In a way, this process reminds me of online shopping. If you buy a frying pan online, you can see when the seller packed and shipped the pan and where it is now. Several lines of text, tracing the item’s history. Unlike my caveman game, however, any record of the frying pan ends there. No one records what happens after the buyer opens the shipping box, removes two or three layers of packaging, and pulls out the pan. No one asks about the cardboard box, Styrofoam, and plastic covers. The same goes for the day that the frying pan is finally thrown away. Where do these things go? We live in a single-use society. If we futilely click "View History" for the items around us, nothing comes up. The nightly news might show us mountains of plastic bags and plastic bottles, but it's hard to pick out our own contributions to the towering piles. Of course, we can’t say that we have no personal responsibility. Unless one of us manages to leave Earth, we’re all characters in an ongoing real-life eco-thriller.
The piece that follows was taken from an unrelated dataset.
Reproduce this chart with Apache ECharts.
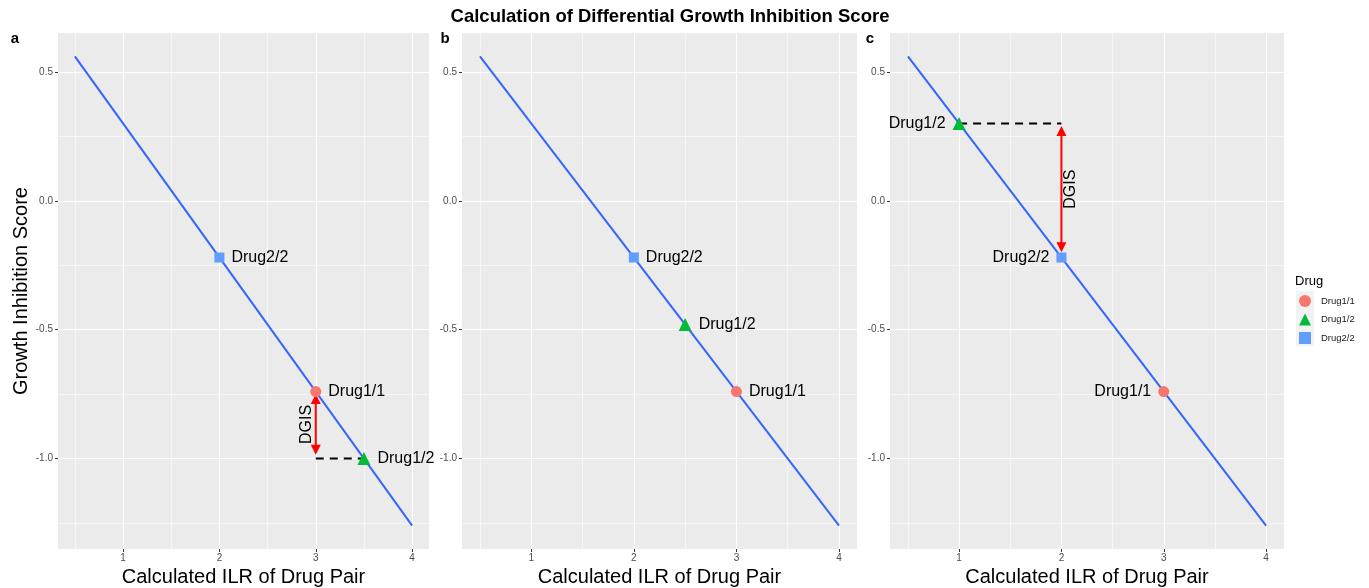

“It's too scary to visit disaster destinations close to home,” says one of the travelers in The Disaster Tourist. “Don't we need to be distanced somewhat from our ordinary lives—from the blankets we sleep under, and the bowls we eat from every day—in order to see the situation more objectively?"
Perhaps this is the appeal of eco-thrillers. Even if the disaster in question is a fiction, I want to keep my distance. Some eco-thrillers may seem to shield the reader from the discomfort of proximity. But in the end, the boundary between book and crust will collapse with a crunch.